BRIEF: Wherever the word "seaborn" appears in a line, copy that line.
=-=-=-=-=
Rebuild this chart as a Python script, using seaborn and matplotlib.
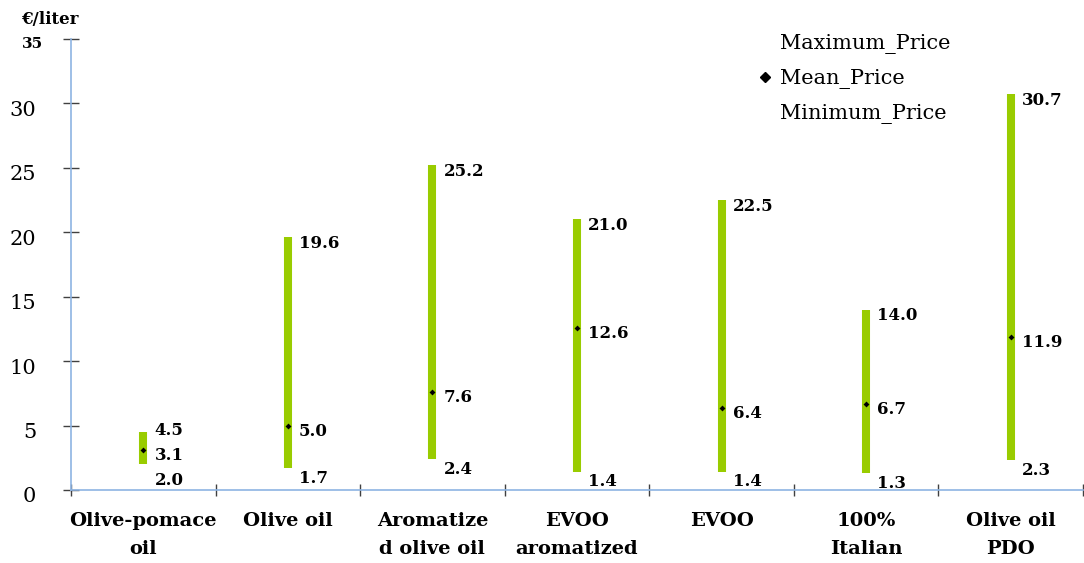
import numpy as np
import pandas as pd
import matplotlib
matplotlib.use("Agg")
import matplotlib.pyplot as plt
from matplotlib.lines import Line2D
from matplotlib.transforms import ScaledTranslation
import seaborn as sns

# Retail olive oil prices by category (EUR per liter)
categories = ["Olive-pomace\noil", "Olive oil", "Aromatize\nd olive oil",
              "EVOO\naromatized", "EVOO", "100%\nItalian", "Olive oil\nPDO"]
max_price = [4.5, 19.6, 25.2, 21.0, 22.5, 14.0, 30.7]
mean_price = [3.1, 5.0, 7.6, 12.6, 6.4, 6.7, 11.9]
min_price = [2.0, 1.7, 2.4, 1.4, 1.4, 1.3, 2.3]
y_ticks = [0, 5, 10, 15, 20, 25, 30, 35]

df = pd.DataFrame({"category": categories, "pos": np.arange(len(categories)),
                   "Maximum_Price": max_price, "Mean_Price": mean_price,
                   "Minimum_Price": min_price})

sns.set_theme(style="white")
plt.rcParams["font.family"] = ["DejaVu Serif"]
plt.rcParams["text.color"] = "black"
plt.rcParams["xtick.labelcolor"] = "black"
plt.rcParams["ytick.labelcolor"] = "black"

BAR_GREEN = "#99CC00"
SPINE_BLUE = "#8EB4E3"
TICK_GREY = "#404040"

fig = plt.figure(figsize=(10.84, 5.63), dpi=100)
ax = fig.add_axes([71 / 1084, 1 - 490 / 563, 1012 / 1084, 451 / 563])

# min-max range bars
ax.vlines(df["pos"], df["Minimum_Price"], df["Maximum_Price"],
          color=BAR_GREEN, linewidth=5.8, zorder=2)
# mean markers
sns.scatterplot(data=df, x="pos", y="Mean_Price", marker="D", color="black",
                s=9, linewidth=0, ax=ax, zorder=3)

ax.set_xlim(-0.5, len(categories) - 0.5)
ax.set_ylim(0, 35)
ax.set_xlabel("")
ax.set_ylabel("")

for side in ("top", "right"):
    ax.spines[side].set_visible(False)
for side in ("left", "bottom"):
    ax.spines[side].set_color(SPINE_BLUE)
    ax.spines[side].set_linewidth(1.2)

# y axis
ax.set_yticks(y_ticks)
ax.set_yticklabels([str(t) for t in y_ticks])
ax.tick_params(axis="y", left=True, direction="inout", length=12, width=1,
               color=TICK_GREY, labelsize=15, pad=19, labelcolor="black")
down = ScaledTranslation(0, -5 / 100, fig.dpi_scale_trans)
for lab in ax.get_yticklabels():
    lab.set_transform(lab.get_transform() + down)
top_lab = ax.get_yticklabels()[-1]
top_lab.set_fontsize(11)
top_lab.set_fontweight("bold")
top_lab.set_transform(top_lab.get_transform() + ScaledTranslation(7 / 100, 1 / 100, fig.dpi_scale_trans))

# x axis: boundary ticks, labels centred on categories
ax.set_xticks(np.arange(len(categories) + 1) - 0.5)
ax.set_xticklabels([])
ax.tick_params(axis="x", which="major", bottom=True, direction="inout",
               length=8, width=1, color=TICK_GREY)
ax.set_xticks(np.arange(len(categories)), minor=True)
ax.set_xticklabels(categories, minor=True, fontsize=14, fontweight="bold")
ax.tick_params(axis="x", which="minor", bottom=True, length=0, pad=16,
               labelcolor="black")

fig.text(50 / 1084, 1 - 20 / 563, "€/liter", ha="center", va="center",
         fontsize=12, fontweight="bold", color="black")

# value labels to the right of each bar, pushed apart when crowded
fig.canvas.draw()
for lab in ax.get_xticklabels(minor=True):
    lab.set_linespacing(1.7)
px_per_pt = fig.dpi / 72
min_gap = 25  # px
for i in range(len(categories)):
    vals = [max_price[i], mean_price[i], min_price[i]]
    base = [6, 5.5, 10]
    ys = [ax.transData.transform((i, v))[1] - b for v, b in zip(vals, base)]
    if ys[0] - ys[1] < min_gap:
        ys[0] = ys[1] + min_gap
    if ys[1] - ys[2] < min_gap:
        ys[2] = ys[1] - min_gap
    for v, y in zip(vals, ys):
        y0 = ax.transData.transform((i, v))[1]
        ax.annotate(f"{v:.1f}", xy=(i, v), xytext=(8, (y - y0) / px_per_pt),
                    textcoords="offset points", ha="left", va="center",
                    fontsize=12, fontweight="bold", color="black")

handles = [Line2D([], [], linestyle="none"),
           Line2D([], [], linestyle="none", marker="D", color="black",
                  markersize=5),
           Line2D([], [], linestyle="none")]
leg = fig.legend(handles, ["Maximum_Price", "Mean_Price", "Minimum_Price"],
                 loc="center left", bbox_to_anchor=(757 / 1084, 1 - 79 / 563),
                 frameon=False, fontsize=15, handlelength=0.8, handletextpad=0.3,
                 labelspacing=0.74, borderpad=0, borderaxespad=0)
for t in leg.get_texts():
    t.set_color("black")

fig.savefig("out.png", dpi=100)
=-=-=-=-=
CORRECT RESPONSE:
Rebuild this chart as a Python script, using seaborn and matplotlib.
import seaborn as sns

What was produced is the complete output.